The first new Irish and UK number one of the ’90s ushers in the era of the boyband. New Kids On The Block beget Take That, who beget Boyzone, who beget Westlife, each also spawning their own local pretenders and chancers. Thanks Donnie, Danny, Dinny and the other two!

NKOTB’s hits were written and produced by their Svengali figure, Maurice Starr, and ‘Hangin’ Tough’ is what you could imagine Boyzone singles would have sounded like if they had similarly been written and produced by Louis Walsh were Louis not so ideologically wedded to ’70s schmaltz. Where previous single and breakout hit ‘You Got It (The Right Stuff)’—peaking at no. 2 in Ireland behind Linda Ronstadt and Aaron Neville’s dreary ‘Don’t Know Much’—at least had some puppyish charm and pop musicality, this is a stompy, stroppy trudge. Accompanied by the first-available percussion setting on a keyboard and the cliched squawk of a session rock guitarist, the lads communicate their New Kids’ brand messaging: being “rough” and “tough” in the manner of the cartoon punk motorcycle baby in the Fairy liquid ads. Clearly this isn’t targeting grown-ups or even precocious teens. The video—geo-blocked in my territory but still spun occasionally on MTV retro channels—has Donnie Wahlberg jumping around sweatily for what seems like an audience consisting largely of 12-year-olds: some sobbing in fan hysteria, others minding even younger siblings. This is the angle and demographic for ‘Hangin’ Tough’, New Kids On The Block, and quite a lot of the ’90s boybanditry to follow: sixth class and first years. Already I’m nostalgic for the mature sophistication of Stock Aitken and Waterman.

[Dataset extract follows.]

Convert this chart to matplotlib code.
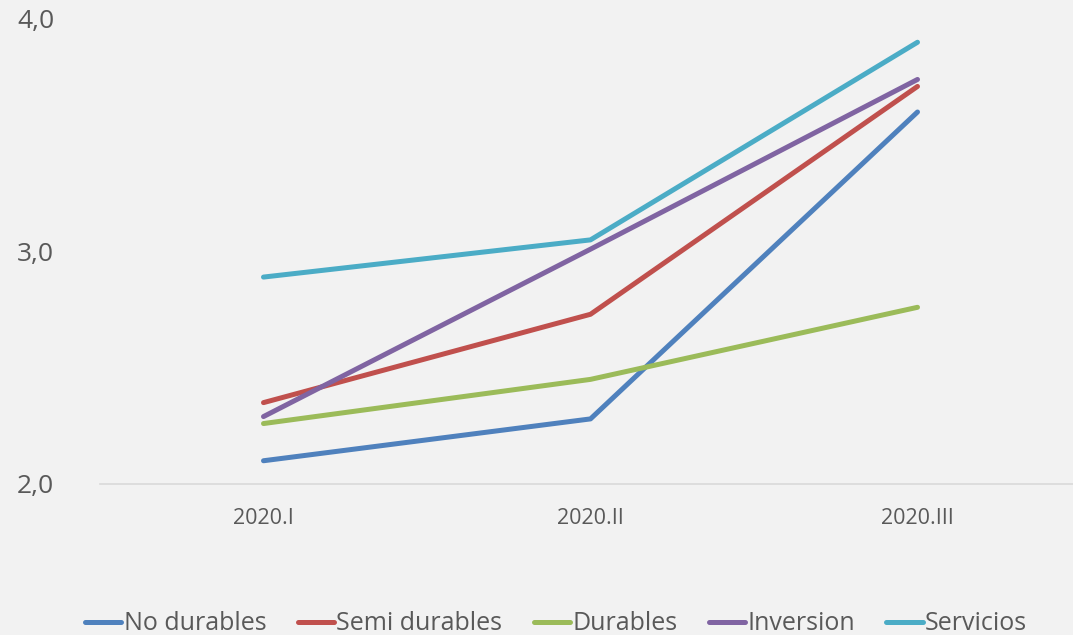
import matplotlib
matplotlib.use("Agg")
import matplotlib.pyplot as plt

quarters = ["2020.I", "2020.II", "2020.III"]
no_durables = [2.10, 2.28, 3.60]
semi_durables = [2.35, 2.73, 3.71]
durables = [2.26, 2.45, 2.76]
inversion = [2.29, 3.01, 3.74]
servicios = [2.89, 3.05, 3.90]

series = [
    ("No durables", no_durables, "#4F81BD"),
    ("Semi durables", semi_durables, "#C0504D"),
    ("Durables", durables, "#9BBB59"),
    ("Inversion", inversion, "#8064A2"),
    ("Servicios", servicios, "#4BACC6"),
]

plt.rcParams['font.family'] = ['Open Sans', 'DejaVu Sans']

fig = plt.figure(figsize=(10.73, 6.35), dpi=100)
fig.patch.set_facecolor("#F2F2F2")
ax = fig.add_axes([100/1073, 151/635, 981/1073, 465/635])
ax.set_facecolor("#F2F2F2")

x = range(len(quarters))
for name, vals, col in series:
    ax.plot(x, vals, color=col, lw=3.6, solid_capstyle="round", label=name)

ax.set_xlim(-0.5, 2.5)
ax.set_ylim(2.0, 4.0)
ax.set_yticks([2.0, 3.0, 4.0])
ax.set_yticklabels(["2,0", "3,0", "4,0"])
ax.set_xticks(list(x))
ax.set_xticklabels(quarters)
ax.tick_params(axis="y", length=0, pad=33, labelsize=19, labelcolor="#595959")
ax.tick_params(axis="x", length=0, pad=17, labelsize=15.5, labelcolor="#595959")
for s in ["top", "right", "left"]:
    ax.spines[s].set_visible(False)
ax.spines["bottom"].set_color("#D9D9D9")
ax.spines["bottom"].set_linewidth(1.2)

leg = fig.legend(loc="center", bbox_to_anchor=(556/1073, 1 - 624/635), ncol=5,
                 frameon=False, fontsize=18, handlelength=1.45, handletextpad=0.1,
                 columnspacing=1.25)
for t in leg.get_texts():
    t.set_color("#595959")

fig.savefig("out.png", dpi=100, facecolor=fig.get_facecolor())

New Kids On The Block continue to have hits throughout 1990 but their cynically cheap and corny product won’t be gracing us with its presence at number one again. By 1999, with the help of judicious outsourcing to Sweden, the standard of commercial US teen pop eventually reaches the stellar heights of ‘…Baby One More Time’ and ‘I Want It That Way’. Unfortunately, before that there’s a whole decade of Irish and British boybands happy to use NKOTB as their benchmark, their moon to shoot for, their ‘if they can do it, so can I’. Welcome to the ’90s!